Александр Генис (Нью-Йорк)

6.11.08
Наш Эджоутер отделяет от Манхеттена миля, даже не морская, а речная: Гудзон.  Гуляя по его берегу, я слышу голос нью-йоркских сирен (обычно — полицейских), но соседи глухи к их зову. Многие годами не пересекали реку. Наш городок, исчерпывающийся двумя улицами, скалой и набережной, самодостаточен как американский футбол, которому на чемпионате мира не грозят соперники. Но с политической точки зрения я живу в древней Греции. У нас, если верить Аристотелю, идеальный полис. Избирателей здесь как раз столько, чтобы каждый мог услышать голос оратора — меньше пяти тысяч. Почти всех я знаю в лицо.  Это  - счастливое племя пенсионеров. Лишившись своих дел, они с азартом занимаются общими, отрываясь ради них от лото, йоги и бальных танцев. Поскольку остальным часто недосуг, демократия, приобретая еще более архаические черты, вручает власть в  руки старейшин.

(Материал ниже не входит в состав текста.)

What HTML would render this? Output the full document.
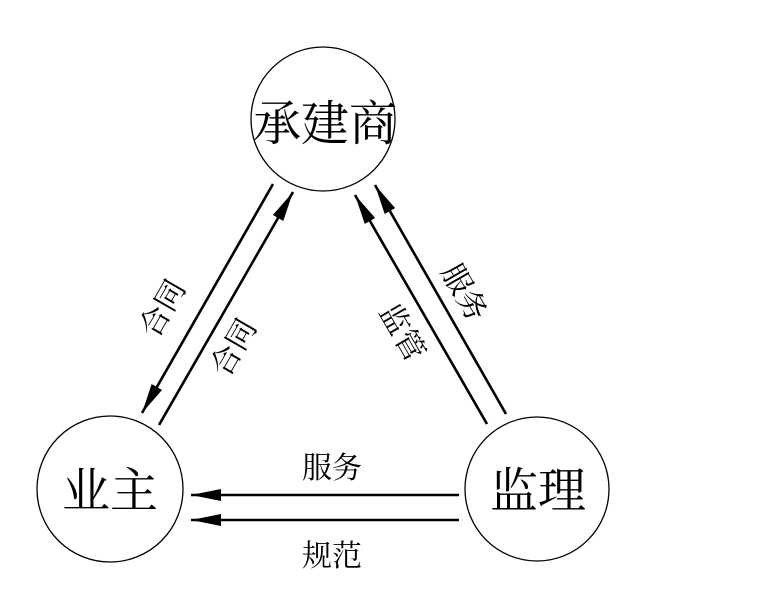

Но на этот раз, однако, все было иначе: впервые на избирательном участке я увидел очередь. В старинном зале мэрии, под мутными портретами прежних отцов города, принадлежащих кисти заслуженно забытых художников, тихо стояла толпа. Она выглядела, как Америка: пожилая пара тщательно одетых корейцев, матрона с взрослыми детьми, женатый на русской слесарь Том, который 13 лет беспрекословно чинит мою “Хонду» , тезка-почтальон (я с ним всегда здороваюсь),  чернокожая женщина-пастор из протестантской церкви и несколько непривычно тихих юношей призывного возраста и неопределенной этнической принадлежности.

Дождавшись очереди,  я нажал заветную кнопку. Убедившись, что мой голос не пропал, я раздвинул похожие на театральный занавес шторы кабинки и неожиданно для себя чуть поклонился другим избирателям.  Мы друг другу даже похлопали, ибо  все понимали, что угодили в историю. 

Виноват в этом, конечно, Обама, который заставил Америку забыть о цвете своей кожи.  За почти двухлетнюю кампанию он так примелькался на телеэкране, что мы перестали обращать внимание: кандидат как кандидат, разве что уши – смешные. И это -  судьбоносное достижение.  Обама - не первый чернокожий претендент на пост президента, он – первый, кто не сделал из этого проблемы. Отказавшись представлять лишь одно меньшинство,  Обама вынес расу за скобки дискурса:  раз он о ней не говорит, и нам не положено.

Конечно, это еще не причина для того, чтобы голосовать за Обаму, но я это все же сделал.  Я проголосовал за Обаму не потому, что его план действий кажется мне намного лучше.  Я не верю ни одному  кандидату, по опыту зная, что никто из них не сможет сделать всего, что обещал. Собственно, поэтому нам и нужна политика. Она существует не для того, чтобы решать проблемы, а для того, чтобы жить с не решенными. Я пошел голосовать за Обаму даже не потому, что он сам мне больше нравится. Ведь Джон Маккейн – настоящий герой, идеалист, патриций, американская знать в настоящем смысле этого слова, вроде Сципионов.   Ему я бы доверил прошлое, но не будущее.  Дело в том, что Маккейн лучше знает, каким он хочет видеть мир. Зато Обама лучше знает, каким мир хочет видеть Америку, и это значит, что у них больше шансов договориться.